At the meeting, to be chaired by Finance Minister Arun Jaitley, the Centre is likely to press its proposal for 4-tier tax structure of 8, 12, 18 and 26 per cent, the peak rate being for FMCG and consumer durables.
Meanwhile, Minister of State for Finance Arjun Ram Meghwal told PTI that there had been “minor” differences over the issue of cess but expressed confidence that it will be resolved.
He said: “Our effort is to decide on all matters through consensus. We want everyone to come around on all issues... There may be times when Tamil Nadu or Kerala or West Bengal or Uttar Pradesh have said something different but we will get them around.
“We are confident that the GST will be rollout from April 1, 2017...all issues would be sorted out before that.”

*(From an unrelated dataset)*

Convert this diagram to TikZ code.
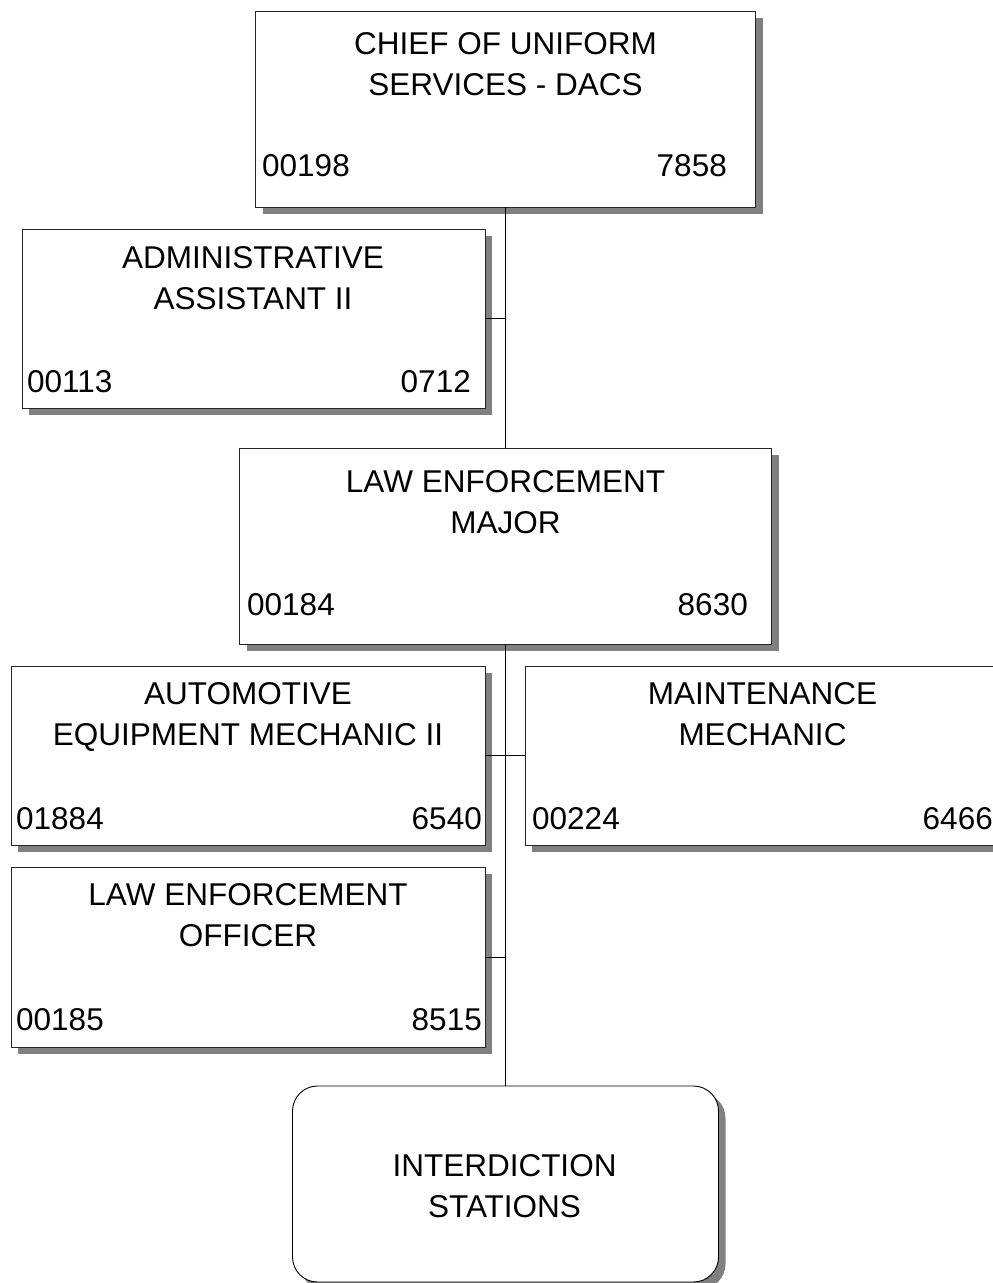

The Centre has also proposed to levy additional cess on demerit goods like tobacco, aerated drinks and polluting items to create a Rs 50,000 crore fund to compensate the states for revenue loss.
The proposal, which was discussed at the last meeting, could not be adopted by the Council because of opposition by some states.
The meeting beginning tomorrow will have to sort out the issues concerning tax rate to enable Parliament to approve the Central GST (CGST) and Integrated GST (IGST) legislations in the winter session beginning November 16 and pave way for roll out of the new tax regime from April next year.
Some central officials say it is “unfortunate” that states are opposing the cess despite assurances for compensating revenue loss for initial five years.